Task requirements: From the line with "Write a Python" to the line with "ax.axhline(yv, color=bg, linewidth=1.5, zorder=1)", both included, repeat each line exactly and leave out the pictures.

Rows from a dataset of charts and code:
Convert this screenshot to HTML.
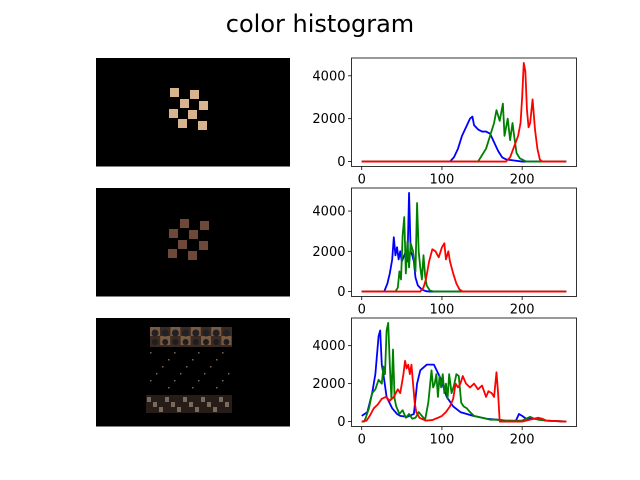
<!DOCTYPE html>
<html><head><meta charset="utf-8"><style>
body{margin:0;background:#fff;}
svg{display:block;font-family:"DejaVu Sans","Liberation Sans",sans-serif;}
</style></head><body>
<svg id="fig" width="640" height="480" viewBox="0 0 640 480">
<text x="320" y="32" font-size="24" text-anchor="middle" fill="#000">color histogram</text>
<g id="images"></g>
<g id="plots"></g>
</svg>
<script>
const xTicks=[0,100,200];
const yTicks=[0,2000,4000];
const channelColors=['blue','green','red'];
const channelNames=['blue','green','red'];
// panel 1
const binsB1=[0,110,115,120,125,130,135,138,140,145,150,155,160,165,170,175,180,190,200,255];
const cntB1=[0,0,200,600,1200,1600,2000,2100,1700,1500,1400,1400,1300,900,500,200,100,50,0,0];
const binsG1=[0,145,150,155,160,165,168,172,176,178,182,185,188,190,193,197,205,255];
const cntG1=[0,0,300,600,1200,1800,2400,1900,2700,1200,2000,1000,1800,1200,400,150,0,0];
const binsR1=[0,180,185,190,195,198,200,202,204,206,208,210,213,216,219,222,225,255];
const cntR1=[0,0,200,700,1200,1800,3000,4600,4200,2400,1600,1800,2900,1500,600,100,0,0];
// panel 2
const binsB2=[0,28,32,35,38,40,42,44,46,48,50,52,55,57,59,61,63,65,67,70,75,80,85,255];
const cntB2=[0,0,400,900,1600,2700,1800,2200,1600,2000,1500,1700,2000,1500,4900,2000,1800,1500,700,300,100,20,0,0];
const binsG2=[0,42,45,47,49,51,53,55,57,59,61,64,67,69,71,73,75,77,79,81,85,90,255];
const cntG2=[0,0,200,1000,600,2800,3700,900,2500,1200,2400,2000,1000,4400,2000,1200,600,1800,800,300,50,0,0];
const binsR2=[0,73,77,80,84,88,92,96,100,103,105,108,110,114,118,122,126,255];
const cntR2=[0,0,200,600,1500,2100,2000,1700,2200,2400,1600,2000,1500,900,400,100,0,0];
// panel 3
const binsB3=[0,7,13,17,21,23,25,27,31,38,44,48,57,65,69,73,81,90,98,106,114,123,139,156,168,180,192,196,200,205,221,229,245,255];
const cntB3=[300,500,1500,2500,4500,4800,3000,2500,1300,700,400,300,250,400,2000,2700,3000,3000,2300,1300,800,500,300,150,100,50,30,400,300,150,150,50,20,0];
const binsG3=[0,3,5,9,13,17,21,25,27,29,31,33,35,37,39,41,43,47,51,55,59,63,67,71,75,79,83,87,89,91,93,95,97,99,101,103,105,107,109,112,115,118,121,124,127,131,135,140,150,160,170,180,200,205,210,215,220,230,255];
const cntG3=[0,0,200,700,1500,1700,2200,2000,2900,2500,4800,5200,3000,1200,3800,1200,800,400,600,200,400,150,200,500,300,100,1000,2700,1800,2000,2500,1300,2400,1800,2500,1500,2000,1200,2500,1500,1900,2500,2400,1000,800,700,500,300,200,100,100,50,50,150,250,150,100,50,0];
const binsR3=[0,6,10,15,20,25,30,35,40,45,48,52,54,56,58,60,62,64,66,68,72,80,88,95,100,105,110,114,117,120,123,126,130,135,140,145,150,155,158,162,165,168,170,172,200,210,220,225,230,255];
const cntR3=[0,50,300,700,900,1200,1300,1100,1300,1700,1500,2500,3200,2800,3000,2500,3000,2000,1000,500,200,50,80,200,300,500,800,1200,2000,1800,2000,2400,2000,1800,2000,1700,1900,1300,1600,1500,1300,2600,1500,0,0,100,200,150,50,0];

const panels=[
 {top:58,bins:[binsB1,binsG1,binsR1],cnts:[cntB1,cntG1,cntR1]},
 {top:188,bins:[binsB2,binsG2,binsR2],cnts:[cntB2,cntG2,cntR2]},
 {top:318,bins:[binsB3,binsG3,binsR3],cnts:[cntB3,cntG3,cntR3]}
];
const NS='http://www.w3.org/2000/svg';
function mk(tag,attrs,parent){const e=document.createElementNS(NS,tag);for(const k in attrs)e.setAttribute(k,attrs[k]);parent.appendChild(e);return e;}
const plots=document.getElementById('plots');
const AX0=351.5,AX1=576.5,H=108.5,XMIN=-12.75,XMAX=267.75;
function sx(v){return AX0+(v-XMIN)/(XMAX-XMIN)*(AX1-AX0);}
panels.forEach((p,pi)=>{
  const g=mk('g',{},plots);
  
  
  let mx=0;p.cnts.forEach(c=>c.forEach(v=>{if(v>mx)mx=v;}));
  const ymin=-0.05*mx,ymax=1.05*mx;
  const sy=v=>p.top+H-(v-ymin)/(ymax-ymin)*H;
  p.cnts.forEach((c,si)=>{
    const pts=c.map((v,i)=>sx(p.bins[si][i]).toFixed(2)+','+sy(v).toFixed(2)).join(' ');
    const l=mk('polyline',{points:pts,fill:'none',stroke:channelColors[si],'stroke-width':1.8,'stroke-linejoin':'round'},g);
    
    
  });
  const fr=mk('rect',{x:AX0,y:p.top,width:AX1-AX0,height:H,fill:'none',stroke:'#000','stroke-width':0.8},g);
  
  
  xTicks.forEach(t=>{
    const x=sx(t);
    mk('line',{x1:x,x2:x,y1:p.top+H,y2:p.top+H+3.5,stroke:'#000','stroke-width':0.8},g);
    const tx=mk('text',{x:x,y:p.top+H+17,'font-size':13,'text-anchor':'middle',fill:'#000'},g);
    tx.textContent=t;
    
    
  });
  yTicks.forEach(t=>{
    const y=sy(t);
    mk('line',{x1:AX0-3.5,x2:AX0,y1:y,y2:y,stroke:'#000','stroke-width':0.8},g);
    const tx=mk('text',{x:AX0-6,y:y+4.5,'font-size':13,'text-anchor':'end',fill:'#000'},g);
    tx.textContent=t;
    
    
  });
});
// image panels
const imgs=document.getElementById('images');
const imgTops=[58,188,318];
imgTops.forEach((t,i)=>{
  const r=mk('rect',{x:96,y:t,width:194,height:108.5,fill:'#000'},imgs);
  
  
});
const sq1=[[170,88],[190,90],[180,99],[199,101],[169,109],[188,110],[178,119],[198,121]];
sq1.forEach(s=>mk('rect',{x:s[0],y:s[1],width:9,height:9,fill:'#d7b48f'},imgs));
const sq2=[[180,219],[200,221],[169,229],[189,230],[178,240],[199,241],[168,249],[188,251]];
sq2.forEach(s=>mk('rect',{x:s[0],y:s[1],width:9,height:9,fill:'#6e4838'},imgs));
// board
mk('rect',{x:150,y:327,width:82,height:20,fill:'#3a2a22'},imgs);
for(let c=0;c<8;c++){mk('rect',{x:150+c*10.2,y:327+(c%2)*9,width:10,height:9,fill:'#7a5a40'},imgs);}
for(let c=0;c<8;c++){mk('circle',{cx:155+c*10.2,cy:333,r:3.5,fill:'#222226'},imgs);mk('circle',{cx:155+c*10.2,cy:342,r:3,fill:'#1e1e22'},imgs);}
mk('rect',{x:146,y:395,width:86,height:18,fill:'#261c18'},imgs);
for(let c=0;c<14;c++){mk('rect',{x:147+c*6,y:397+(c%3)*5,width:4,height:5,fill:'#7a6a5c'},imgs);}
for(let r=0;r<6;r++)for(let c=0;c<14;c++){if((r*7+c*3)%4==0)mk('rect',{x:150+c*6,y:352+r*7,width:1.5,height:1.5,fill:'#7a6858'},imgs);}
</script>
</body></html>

==

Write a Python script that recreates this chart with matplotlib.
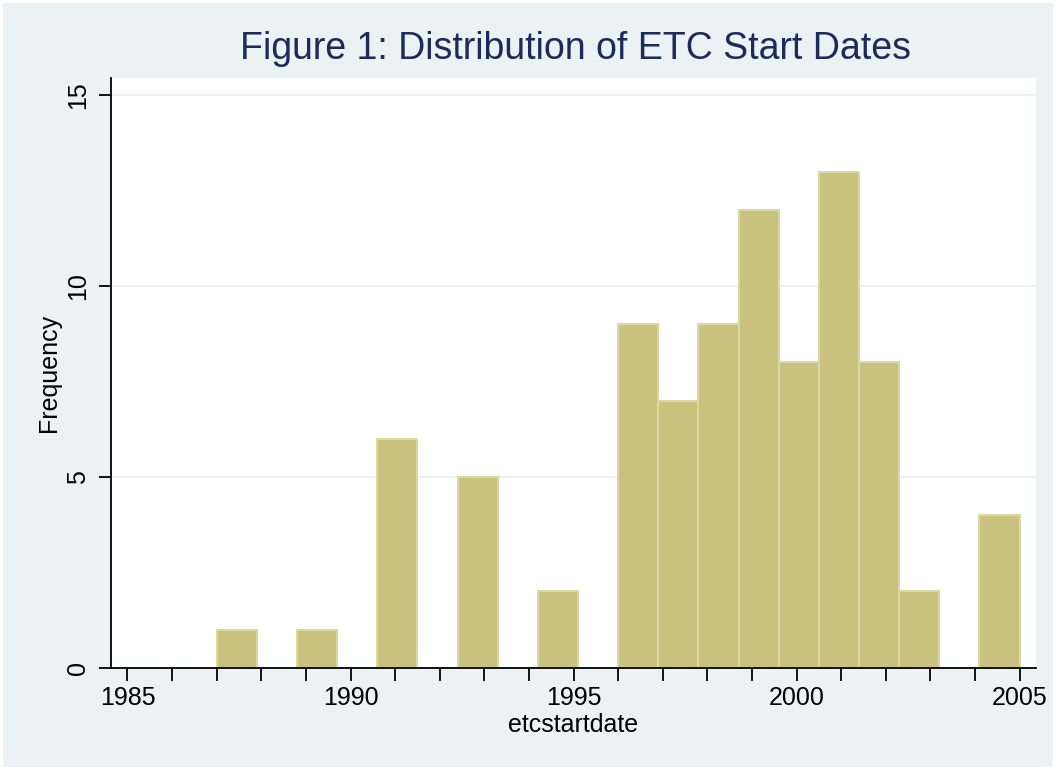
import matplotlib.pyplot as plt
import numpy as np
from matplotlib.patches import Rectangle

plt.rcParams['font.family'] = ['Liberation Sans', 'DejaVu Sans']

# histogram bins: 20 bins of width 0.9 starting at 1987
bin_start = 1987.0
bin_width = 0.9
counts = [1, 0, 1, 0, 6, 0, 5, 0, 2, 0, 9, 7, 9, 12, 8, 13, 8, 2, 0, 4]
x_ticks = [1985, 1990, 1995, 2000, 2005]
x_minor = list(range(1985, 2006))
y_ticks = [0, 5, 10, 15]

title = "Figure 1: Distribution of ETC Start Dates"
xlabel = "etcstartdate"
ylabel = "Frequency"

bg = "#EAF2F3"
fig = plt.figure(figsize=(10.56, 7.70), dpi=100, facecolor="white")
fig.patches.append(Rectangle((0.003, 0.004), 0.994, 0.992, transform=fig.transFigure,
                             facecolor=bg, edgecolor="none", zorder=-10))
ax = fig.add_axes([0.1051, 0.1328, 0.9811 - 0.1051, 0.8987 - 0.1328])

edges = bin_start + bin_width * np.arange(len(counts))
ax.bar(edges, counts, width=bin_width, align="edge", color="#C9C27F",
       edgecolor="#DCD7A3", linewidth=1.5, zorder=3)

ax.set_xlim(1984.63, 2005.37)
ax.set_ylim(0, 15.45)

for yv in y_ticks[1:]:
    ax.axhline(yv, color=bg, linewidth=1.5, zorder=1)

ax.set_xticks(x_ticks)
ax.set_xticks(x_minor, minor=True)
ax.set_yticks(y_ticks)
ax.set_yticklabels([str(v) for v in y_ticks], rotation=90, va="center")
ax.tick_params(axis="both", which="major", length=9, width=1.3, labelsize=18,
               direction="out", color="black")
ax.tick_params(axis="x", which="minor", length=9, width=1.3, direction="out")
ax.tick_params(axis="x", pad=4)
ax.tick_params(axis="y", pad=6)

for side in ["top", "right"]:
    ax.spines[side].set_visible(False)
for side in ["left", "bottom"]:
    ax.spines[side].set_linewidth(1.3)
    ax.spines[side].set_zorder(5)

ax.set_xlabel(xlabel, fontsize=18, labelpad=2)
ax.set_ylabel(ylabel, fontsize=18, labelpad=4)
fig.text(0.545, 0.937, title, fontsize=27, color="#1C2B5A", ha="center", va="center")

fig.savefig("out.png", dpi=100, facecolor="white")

Written answer:
Write a Python script that recreates this chart with matplotlib.
import matplotlib.pyplot as plt
import numpy as np
from matplotlib.patches import Rectangle

plt.rcParams['font.family'] = ['Liberation Sans', 'DejaVu Sans']

# histogram bins: 20 bins of width 0.9 starting at 1987
bin_start = 1987.0
bin_width = 0.9
counts = [1, 0, 1, 0, 6, 0, 5, 0, 2, 0, 9, 7, 9, 12, 8, 13, 8, 2, 0, 4]
x_ticks = [1985, 1990, 1995, 2000, 2005]
x_minor = list(range(1985, 2006))
y_ticks = [0, 5, 10, 15]

title = "Figure 1: Distribution of ETC Start Dates"
xlabel = "etcstartdate"
ylabel = "Frequency"

bg = "#EAF2F3"
fig = plt.figure(figsize=(10.56, 7.70), dpi=100, facecolor="white")
fig.patches.append(Rectangle((0.003, 0.004), 0.994, 0.992, transform=fig.transFigure,
                             facecolor=bg, edgecolor="none", zorder=-10))
ax = fig.add_axes([0.1051, 0.1328, 0.9811 - 0.1051, 0.8987 - 0.1328])

edges = bin_start + bin_width * np.arange(len(counts))
ax.bar(edges, counts, width=bin_width, align="edge", color="#C9C27F",
       edgecolor="#DCD7A3", linewidth=1.5, zorder=3)

ax.set_xlim(1984.63, 2005.37)
ax.set_ylim(0, 15.45)

for yv in y_ticks[1:]:
    ax.axhline(yv, color=bg, linewidth=1.5, zorder=1)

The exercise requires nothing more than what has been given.